The molar concentration distribution of the remaining ionic species in the electrolyte is considered to vary according to the electrostatic potential to keep the solution neutral. The electrostatic potential distribution in the electrolyte and ICP is governed by the Poisson relation,

$$\nabla \left[ {\sigma ^{\mathrm {eff}}\nabla \varphi } \right] = I_{\mathrm R},$$
(31)

where σeff is the effective electronic conductivity, which depends on the phase fractions and is expressed as \(\sigma ^{\mathrm {eff}} = \sigma _{\mathrm e}{\mathrm H_2} + \sigma _{{\mathrm {ICP}}}{\mathrm H_3}\) . σe and σICP are the conductivities in electrolyte and ICP phase, respectively. IR is the current density, related to the reaction rate by

$$I_{\mathrm R} = n_1FC_{\mathrm {Fe,o}}\frac{{\partial \eta _1}}{{\partial t}} + n_2FC_{{\mathrm{Fe}}\left( {{\mathrm{OH}}} \right)_3,{\mathrm o}}\frac{{\partial \eta _3}}{{\partial t}},$$
(32)

where n1 = 2 and n2 = 1 are the number of electrons transferred as a result of metal corrosion and ICP formation reactions. Note that these source current density terms are non-zero only at the binary interfaces; thus, it is an implied flux boundary condition incorporated in the governing equation at the diffuse interfaces.

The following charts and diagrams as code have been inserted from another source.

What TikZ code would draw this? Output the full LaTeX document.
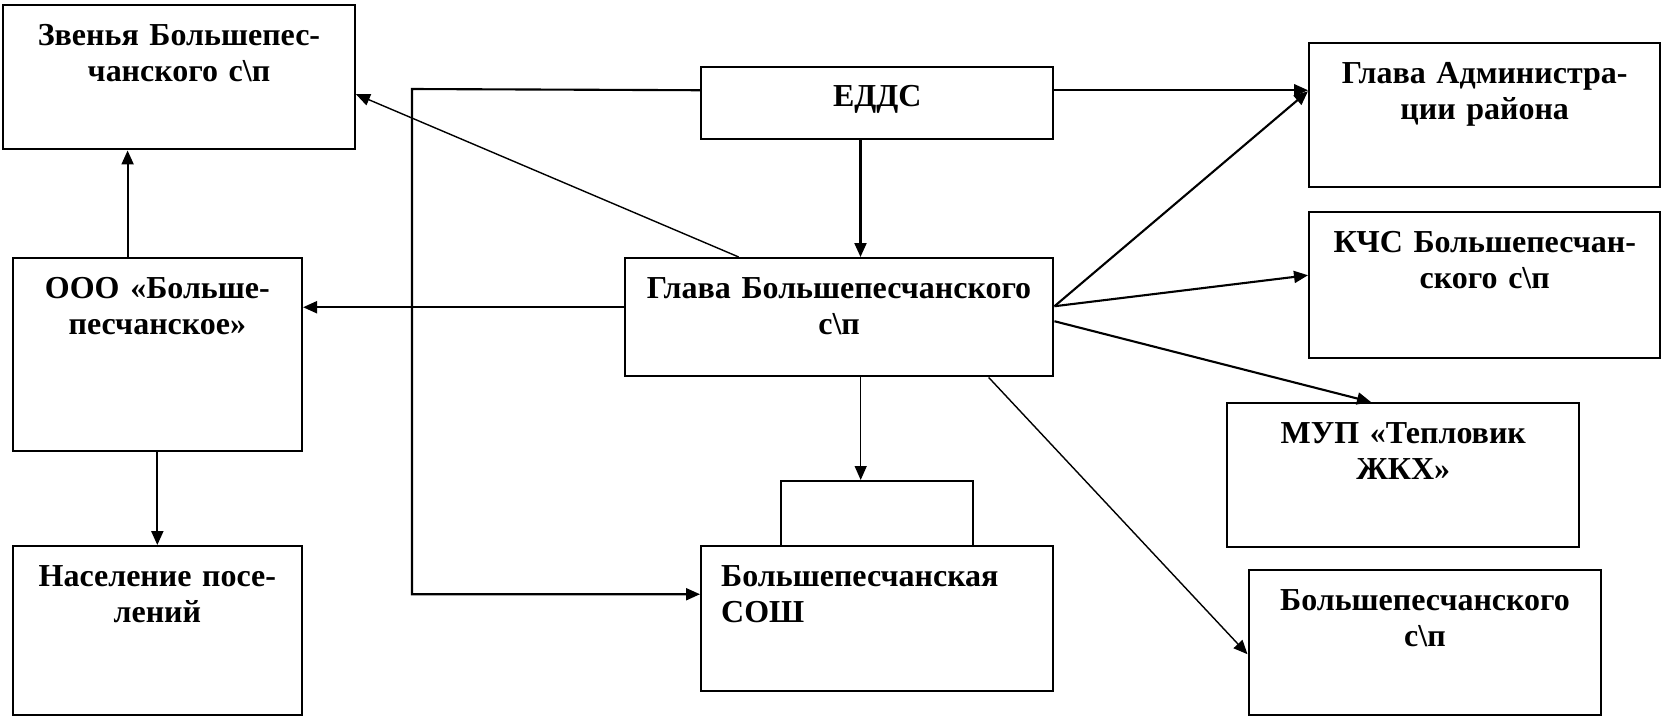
\documentclass[tikz,border=0pt]{standalone}
\usepackage{fontspec}
\setmainfont{Liberation Serif}
\usetikzlibrary{arrows.meta}
\tikzset{->}
\tikzset{blk/.style 2 args={draw, line width=.7pt, anchor=north west, inner sep=0pt,
    align=center, text width=#1, text height=4mm, text depth=#2,
    font=\fontsize{9.1}{10.4}\selectfont\bfseries}}

\begin{document}
\begin{tikzpicture}[>={Triangle[length=1.4mm,width=1.2mm]}, x=.1mm, y=-.1mm, line width=.6pt]
    \useasboundingbox (0,0) rectangle (1661,715);
    % blocks
    \node[blk={35.15mm}{10.4mm}] (zven) at (2,4) {Звенья Большепес-\\чанского с\textbackslash п};
    \node[blk={35.2mm}{3.2mm}] (eds) at (700,65.7) {ЕДДС};
    \node[blk={35.1mm}{10.4mm}] (adm) at (1308,42) {Глава Администра-\\ции района};
    \node[blk={35.1mm}{10.6mm}] (kchs) at (1308,211) {КЧС Большепесчан-\\ского с\textbackslash п};
    \node[blk={28.9mm}{15.3mm}] (ooo) at (11.6,257) {ООО «Больше-\\песчанское»};
    \node[blk={42.83mm}{7.8mm}] (glava) at (623.7,257) {Глава Большепесчанского\\с\textbackslash п};
    \node[blk={35.2mm}{10.4mm}] (mup) at (1226,402) {МУП «Тепловик\\ЖКХ»};
    \node[blk={19.2mm}{2.5mm}] (tab) at (780,480) {};
    \node[blk={28.9mm}{12.9mm}] (nas) at (11.6,545) {Население посе-\\лений};
    \node[blk={31.2mm}{10.5mm}, inner xsep=2mm, align=left] (sosh) at (700,545) {Большепесчанская\\СОШ};
    \node[blk={35.25mm}{10.5mm}] (bsp) at (1247.5,569) {Большепесчанского\\с\textbackslash п};
    \coordinate (bus) at (412,89);
    % links
    \path ([xshift=11.6mm]ooo.north west) edge ([xshift=11.6mm]ooo.north west |- zven.south);
    \path (ooo.south) edge (nas.north);
    \path ([yshift=1mm]glava.west) edge ([yshift=1mm]glava.west -| ooo.east);
    \path ([xshift=11.5mm]glava.north west) edge[thin] ([yshift=-1.7mm]zven.east);
    \path ([xshift=16.05mm]eds.south west) edge ([xshift=16.05mm]eds.south west |- glava.north);
    \path ([yshift=1.27mm]eds.east) edge ([yshift=1.27mm]eds.east -| adm.west);
    \draw ([yshift=1.27mm]eds.west) -- (bus) |- ([yshift=2.45mm]sosh.west);
    \path ([yshift=1.1mm]glava.east) edge ([yshift=2.4mm]adm.west);
    \path ([yshift=1.1mm]glava.east) edge ([yshift=1mm]kchs.west);
    \path ([yshift=-.4mm]glava.east) edge ([xshift=14.5mm]mup.north west);
    \path ([xshift=36.5mm]glava.south west) edge[thin] ([yshift=-1.15mm]bsp.west);
    \path ([xshift=23.7mm]glava.south west) edge[thin] ([xshift=23.7mm]glava.south west |- tab.north);
\end{tikzpicture}
\end{document}
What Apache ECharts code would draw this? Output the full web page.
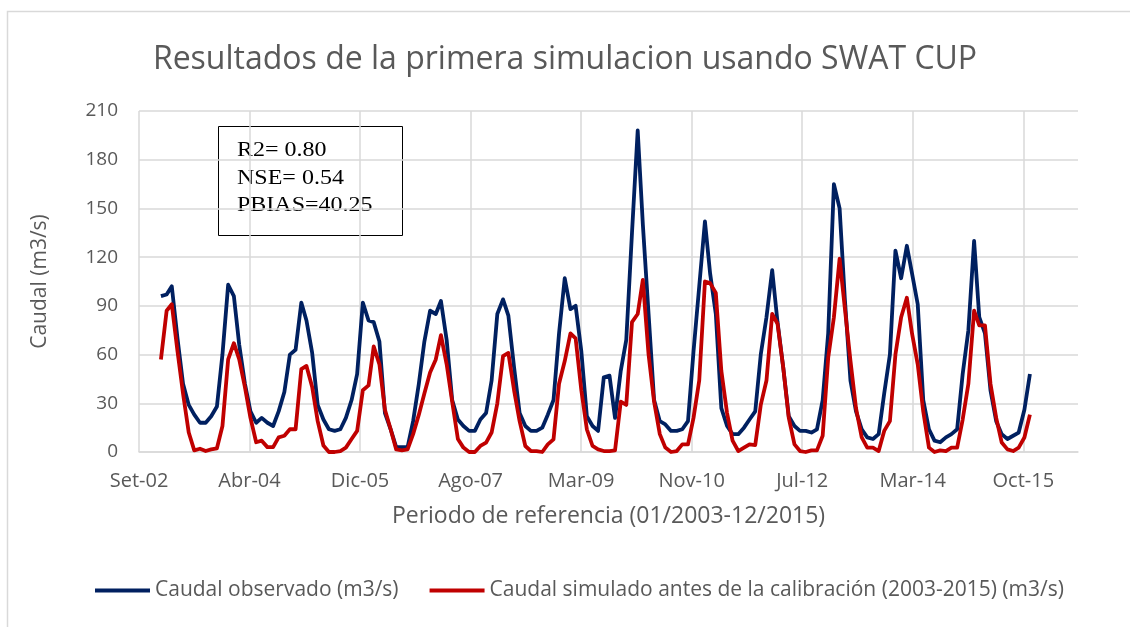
<!DOCTYPE html>
<html>
<head>
<meta charset="utf-8">
<script src="https://cdn.jsdelivr.net/npm/echarts@6/dist/echarts.min.js"></script>
<style>
  html, body { margin: 0; padding: 0; background: #ffffff; }
  #chart { width: 1130px; height: 627px; }
</style>
</head>
<body>
<div id="chart"></div>
<script>
// Monthly discharge, January 2003 to December 2015 (m3/s)
const firstYear = 2003;

const observed = [
  96, 97, 102, 70, 42, 29, 23, 18, 18, 22, 28, 60,
  103, 96, 66, 42, 25, 18, 21, 18, 16, 25, 37, 60,
  63, 92, 81, 61, 29, 20, 14, 13, 14, 21, 32, 48,
  92, 81, 80, 68, 24, 14, 3, 3, 3, 19, 42, 68,
  87, 85, 93, 69, 32, 20, 16, 13, 13, 20, 24, 44,
  85, 94, 84, 52, 24, 16, 13, 13, 15, 23, 32, 73,
  107, 88, 90, 62, 22, 16, 13, 46, 47, 21, 50, 69,
  135, 198, 140, 85, 32, 19, 17, 13, 13, 14, 19, 62,
  102, 142, 110, 85, 27, 16, 11, 11, 15, 20, 25, 60,
  83, 112, 80, 52, 22, 16, 13, 13, 12, 14, 32, 73,
  165, 150, 95, 44, 25, 14, 9, 8, 11, 36, 60, 124,
  107, 127, 110, 91, 32, 14, 7, 6, 9, 11, 14, 48,
  75, 130, 83, 73, 38, 19, 11, 8, 10, 12, 26, 48
];

const simulated = [
  57, 87, 91, 62, 36, 12, 1, 2, 0.6, 1.6, 2.3, 16,
  57, 67, 57, 40, 21, 6, 7, 3, 3, 9, 10, 14,
  14, 51, 53, 40, 19, 4, 0, 0, 0.6, 2.7, 8, 13,
  38, 41, 65, 54, 26, 14, 1.6, 1, 1.6, 11, 23, 36,
  49, 57, 72, 54, 31, 8, 2.7, 0, 0, 3.7, 5.8, 12,
  30, 59, 61, 38, 19, 3.7, 0.6, 0.6, 0, 4.7, 7.8, 42,
  56, 73, 70, 38, 14, 3.7, 1.6, 0.6, 0.6, 1, 31, 29,
  80, 85, 106, 60, 31, 11, 2.7, 0, 0.6, 4.7, 4.7, 21,
  44, 105, 104, 98, 50, 24, 7, 0.6, 2.7, 4.7, 4.3, 29,
  44, 85, 79, 52, 21, 4.7, 0.6, 0, 1, 1, 10, 58,
  83, 119, 89, 56, 27, 9, 2.7, 2.7, 0.6, 13, 19, 60,
  83, 95, 73, 54, 25, 2.7, 0, 1, 0.6, 2.7, 2.7, 20,
  42, 87, 78, 78, 42, 21, 5.8, 1.6, 0.6, 2.7, 8.9, 23
];

// Date axis: one labelled tick every 600 days from 4 Sep 2002
const tickLabels = ['Set-02', 'Abr-04', 'Dic-05', 'Ago-07', 'Mar-09', 'Nov-10', 'Jul-12', 'Mar-14', 'Oct-15'];
const tickStepDays = 600;
const axisStartUTC = Date.UTC(2002, 8, 4);
const axisEndDays = 5097;

const statLines = ['R2= 0.80', 'NSE= 0.54', 'PBIAS=40.25'];

const seriesNames = [
  'Caudal observado (m3/s)',
  'Caudal simulado antes de la calibración (2003-2015) (m3/s)'
];

const DAY_MS = 86400000;
function monthOffsetDays(i) {
  return (Date.UTC(firstYear, i, 1) - axisStartUTC) / DAY_MS;
}
function toPairs(values) {
  return values.map((v, i) => [monthOffsetDays(i), v]);
}

const SANS = '"Open Sans", "Noto Sans", sans-serif';
const GREY_TEXT = '#595959';
const GRID_LINE = '#D9D9D9';

const chart = echarts.init(document.getElementById('chart'), null, { renderer: 'canvas' });

chart.setOption({
  animation: false,
  backgroundColor: '#ffffff',
  title: {
    text: 'Resultados de la primera simulacion usando SWAT CUP',
    left: 'center',
    top: 39,
    textStyle: { fontFamily: SANS, fontSize: 32, fontWeight: 'normal', color: GREY_TEXT }
  },
  grid: { left: 139, right: 52, top: 111, bottom: 175, containLabel: false },
  xAxis: {
    type: 'value',
    min: 0,
    max: axisEndDays,
    interval: tickStepDays,
    name: 'Periodo de referencia (01/2003-12/2015)',
    nameLocation: 'middle',
    nameGap: 53,
    nameTextStyle: { fontFamily: SANS, fontSize: 23, color: GREY_TEXT },
    axisLine: { show: true, lineStyle: { color: GRID_LINE, width: 1.5 } },
    axisTick: { show: false },
    axisLabel: {
      fontFamily: SANS, fontSize: 20, color: GREY_TEXT, margin: 19,
      showMaxLabel: false,
      formatter: v => (v % tickStepDays === 0 ? (tickLabels[v / tickStepDays] || '') : '')
    },
    splitLine: { show: true, showMaxLine: false, lineStyle: { color: GRID_LINE, width: 1.5 } }
  },
  yAxis: {
    type: 'value',
    min: 0,
    max: 210,
    interval: 30,
    name: 'Caudal (m3/s)',
    nameLocation: 'middle',
    nameRotate: 90,
    nameGap: 88,
    nameTextStyle: { fontFamily: SANS, fontSize: 21, color: GREY_TEXT },
    axisLine: { show: false },
    axisTick: { show: false },
    axisLabel: { fontFamily: SANS, fontSize: 19, color: GREY_TEXT, margin: 21 },
    splitLine: { show: true, lineStyle: { color: GRID_LINE, width: 1.5 } }
  },
  legend: {
    left: 95,
    top: 580,
    padding: 0,
    icon: 'rect',
    itemWidth: 55,
    itemHeight: 4,
    itemGap: 31,
    textStyle: { fontFamily: SANS, fontSize: 21, color: GREY_TEXT },
    data: seriesNames
  },
  series: [
    {
      name: seriesNames[0],
      type: 'line',
      data: toPairs(observed),
      showSymbol: false,
      symbol: 'none',
      color: '#002060',
      lineStyle: { color: '#002060', width: 3.8, join: 'round' },
      z: 2
    },
    {
      name: seriesNames[1],
      type: 'line',
      data: toPairs(simulated),
      showSymbol: false,
      symbol: 'none',
      color: '#C00000',
      lineStyle: { color: '#C00000', width: 3.8, join: 'round' },
      z: 3
    }
  ],
  graphic: [
    {
      type: 'rect',
      silent: true,
      shape: { x: 7.5, y: 11.5, width: 1200, height: 700 },
      style: { fill: 'none', stroke: GRID_LINE, lineWidth: 1.5 },
      z: -10
    },
    {
      type: 'group',
      z: 100,
      children: [
        {
          type: 'rect',
          shape: { x: 218.5, y: 126.5, width: 184, height: 109 },
          style: { fill: '#ffffff', stroke: '#000000', lineWidth: 1 }
        }
      ].concat(statLines.map((t, k) => ({
        type: 'text',
        x: 237,
        y: 151 + k * 27.5,
        scaleX: 1.2,
        style: {
          text: t,
          fill: '#000000',
          font: '20px "Liberation Serif", "Times New Roman", serif',
          align: 'left',
          verticalAlign: 'middle'
        }
      })))
    }
  ]
});
</script>
</body>
</html>
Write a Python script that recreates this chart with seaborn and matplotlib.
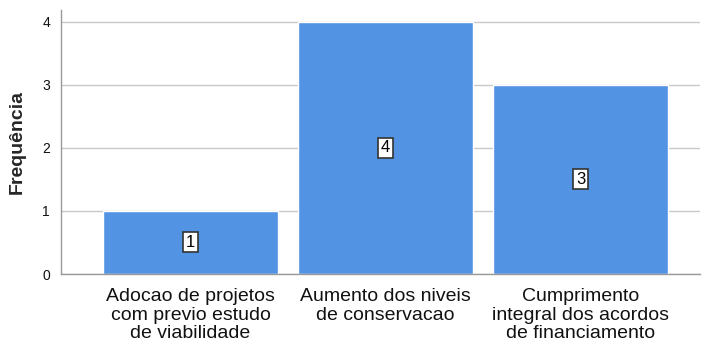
import matplotlib
matplotlib.use("Agg")
import matplotlib.pyplot as plt
import seaborn as sns
import pandas as pd

categories = [
    "Adocao de projetos\ncom previo estudo\nde viabilidade",
    "Aumento dos niveis\nde conservacao",
    "Cumprimento\nintegral dos acordos\nde financiamento",
]
frequencies = [1, 4, 3]
y_ticks = [0, 1, 2, 3, 4]

sns.set_theme(style="white")
plt.rcParams["font.family"] = ["Liberation Sans", "DejaVu Sans"]

df = pd.DataFrame({"categoria": categories, "frequencia": frequencies})

fig = plt.figure(figsize=(7.04, 3.42), dpi=100)
ax = fig.add_axes([61 / 704, 68 / 342, 639 / 704, 264 / 342])

sns.barplot(data=df, x="categoria", y="frequencia", color="#5393e3",
            saturation=1, width=0.897, ax=ax, zorder=2)

ax.set_xlim(-0.664, 2.613)
ax.set_ylim(0, 4.19)
ax.set_yticks(y_ticks)
ax.yaxis.grid(True, color="#c8c8c8", linewidth=1, zorder=0)
ax.set_axisbelow(True)

for i, v in enumerate(frequencies):
    ax.text(i, v / 2, str(v), ha="center", va="center", fontsize=12,
            color="black", zorder=5,
            bbox=dict(boxstyle="square,pad=0.15", fc="white", ec="#333333", lw=1.2))

for s in ["top", "right"]:
    ax.spines[s].set_visible(False)
for s in ["left", "bottom"]:
    ax.spines[s].set_color("#999999")
    ax.spines[s].set_linewidth(1)

ax.tick_params(axis="y", labelsize=10, length=0, pad=8, colors="#111111")
ax.tick_params(axis="x", labelsize=14, length=0, pad=10, colors="#111111")
for lbl in ax.get_xticklabels():
    lbl.set_linespacing(1.13)

ax.set_xlabel("")
ax.set_ylabel("Frequência", fontsize=14, fontweight="bold", labelpad=12)

fig.savefig("out.png", dpi=100)
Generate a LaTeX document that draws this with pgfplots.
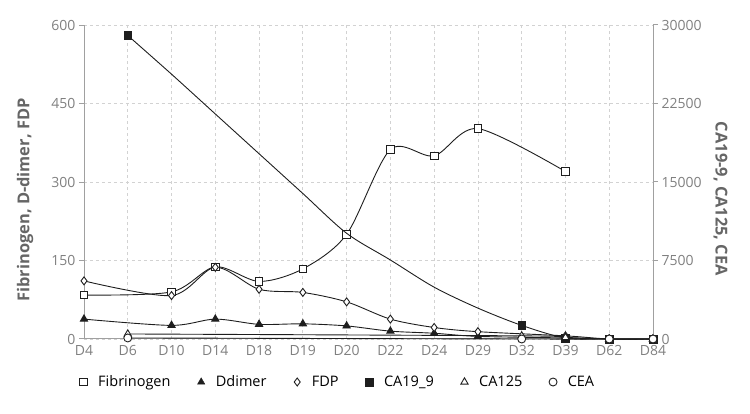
\documentclass[border=0pt]{standalone}
\usepackage{fontspec}
\setmainfont{Open Sans}
\usepackage{pgfplots}
\pgfplotsset{compat=1.18}

\definecolor{axisgray}{HTML}{A0A0A0}
\definecolor{labelgray}{HTML}{808080}
\definecolor{titlegray}{HTML}{666666}
\definecolor{gridgray}{HTML}{D2D2D2}
\definecolor{ink}{HTML}{1E1E1E}

\pgfplotsset{
  frame/.style={
    scale only axis, width=569bp, height=314bp,
    at={(84bp,75bp)}, anchor=south west,
    xmin=0, xmax=13,
    axis line style={draw=axisgray, line width=1bp},
    tick label style={font=\fontsize{14bp}{16bp}\selectfont, text=labelgray},
    /pgf/number format/assume math mode=true,
    /pgf/number format/set thousands separator={},
    scaled y ticks=false,
    tick align=outside, major tick length=5bp,
    every tick/.style={draw=axisgray, line width=1bp},
    ylabel style={font=\bfseries\fontsize{16.4bp}{19bp}\selectfont, text=titlegray},
    clip=false,
  },
  fib/.style={mark=square*, mark size=3.8bp, mark options={fill=white, draw=ink, line width=0.9bp, solid}},
  ddi/.style={mark=triangle*, mark size=4.2bp, mark options={fill=ink, draw=ink, solid}},
  fdp/.style={mark=diamond*, mark size=4bp, mark options={fill=white, draw=ink, line width=0.9bp, solid}},
  ca199/.style={mark=square*, mark size=3.8bp, mark options={fill=ink, draw=ink, solid}},
  ca125/.style={mark=triangle*, mark size=4.2bp, mark options={fill=white, draw=ink, line width=0.9bp, solid}},
  cea/.style={mark=*, mark size=4bp, mark options={fill=white, draw=ink, line width=0.9bp, solid}},
  series/.style={draw=ink, line width=0.9bp, smooth},
}

\begin{document}
\begin{tikzpicture}
\useasboundingbox (0,0) rectangle (750bp,414bp);

% left axis: coagulation markers
\begin{axis}[frame,
  axis x line*=bottom, axis y line*=left,
  ymin=0, ymax=600, ytick={0,150,300,450,600},
  xtick={0,...,13},
  xticklabels={D4,D6,D10,D14,D18,D19,D20,D22,D24,D29,D32,D39,D62,D84},
  x tick style={draw=none},
  xticklabel style={yshift=2bp},
  xmajorgrids, ymajorgrids,
  grid style={dashed, gridgray, line width=0.8bp},
  ylabel={Fibrinogen, D-dimer, FDP},
  ylabel style={at={(axis description cs:-0.1037,0.443)}, anchor=center},
]
\addplot[series, fib] coordinates {
  (0,84) (2,90) (3,138) (4,110) (5,134) (6,200) (7,362) (8,350) (9,402) (11,320)};
\addplot[series, ddi] coordinates {
  (0,38) (2,26) (3,38) (4,28) (5,29) (6,25) (7,15) (8,11) (9,5) (11,2) (12,0) (13,0)};
\addplot[series, fdp] coordinates {
  (0,111) (2,83) (3,137) (4,95) (5,89) (6,71) (7,38) (8,22) (9,14) (11,6) (12,0) (13,0)};
\end{axis}

% right axis: tumour markers
\begin{axis}[frame,
  axis x line=none, axis y line*=right,
  ymin=0, ymax=30000, ytick={0,7500,15000,22500,30000},
  ylabel={CA19-9, CA125, CEA},
  ylabel style={at={(axis description cs:1.1186,0.446)}, anchor=center, rotate=180},
  legend columns=6,
  legend style={draw=none, fill=none,
    at={(axis description cs:0.4455,-0.137)}, anchor=center,
    font=\fontsize{14.5bp}{16bp}\selectfont,
    /tikz/every even column/.append style={column sep=24bp}},
  legend image code/.code={%
    \draw[#1] plot[only marks] coordinates {(0bp,0bp)};
    \path (-4.5bp,0bp) (12.5bp,0bp);},
]
\addlegendimage{fib}
\addlegendimage{ddi}
\addlegendimage{fdp}
\addlegendimage{ca199}
\addlegendimage{ca125}
\addlegendimage{cea}

% CA19-9 trace at each day
\addplot[series, forget plot] coordinates {
  (1,29000) (2,25300) (3,21500) (4,17700) (5,13900) (6,10100) (7,7550)
  (8,4950) (9,2950) (10,1300) (11,100) (12,0) (13,0)};
\addplot[only marks, ca199, forget plot] coordinates {
  (1,29000) (10,1300) (11,100) (12,0) (13,0)};
\addplot[series, ca125, forget plot] coordinates {
  (1,480) (10,300) (11,150) (12,0) (13,0)};
\addplot[series, cea, forget plot] coordinates {
  (1,100) (10,0) (12,0) (13,0)};

\legend{Fibrinogen, Ddimer, FDP, CA19\_9, CA125, CEA}
\end{axis}
\end{tikzpicture}
\end{document}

The governing Eqs. (2022), (26) and (31) are solved by a finite element method. The standard Galerkin50 formulation is used to discretize the space, and the backward differentiation formula (BDF) method,51 due to its inherent stability, is used for the time integration of the governing equations. Uniform grid points are used in the 1-D models, while in the 2-D and 3-D cases, triangular and tetrahedral Lagrangian mesh elements, respectively, are used to discretize the space.